The word is found in certain surviving statutes of the United Kingdom, for example in the English Bill of Rights of 1688 and the Scottish Claim of Right of 1689. Under the Act of Settlement of 1701, no one who professes "the popish religion" may succeed to the throne of the Kingdom of England and the Act continues to apply to the United Kingdom and all of the Commonwealth Realms; until the Succession to the Crown Act 2013 amended it with effect from 2015, the Act of Settlement also banned from the throne anyone who married "a papist". Fears that Roman Catholic secular leaders would be anti-Protestant and would be unduly influenced from Rome arose after all allegiance to the Pope was banned in England in the reigns of Henry VIII and Elizabeth I. Jonathan Swift (1667–1745), the author of Gulliver's Travels, employed the term in his satirical essay A Modest Proposal, in which he proposed selling Irish babies to be eaten by wealthy English landlords. Daniel Defoe wrote in the popular Robinson Crusoe (1719), near the end of the novel: "... I began to regret having professed myself a Papist, and thought it might not be the best religion to die with."
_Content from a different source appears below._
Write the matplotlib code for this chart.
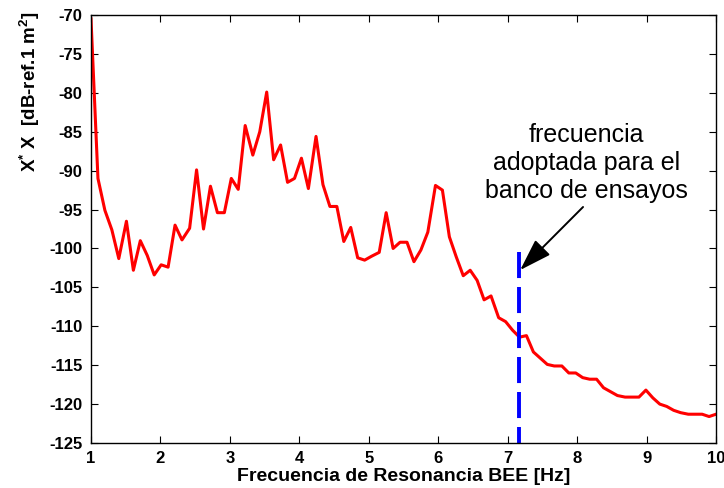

Similar terms, such as the traditional "popery" and the more recent "papalism", are sometimes used,[7][8][9] as in the Popery Act 1698 and the Irish Popery Act. The Seventh-day Adventist prophetess Ellen G. White uses the terms "papist" and "popery" throughout her book The Great Controversy, a volume harshly criticized for its anti-Catholic tone.

During the American presidential election of 1928, the Democratic nominee Al Smith was labeled a "papist" by his political opponents. He was the first Roman Catholic ever to gain the presidential nomination of a major party, and this led to fears that, if he were elected, the United States government would follow the dictates of the Vatican.[10] As of 2017, John F. Kennedy is the only Roman Catholic to have been elected President of the United States.

The term is still sometimes used today,[11][12] although much less often than in earlier centuries.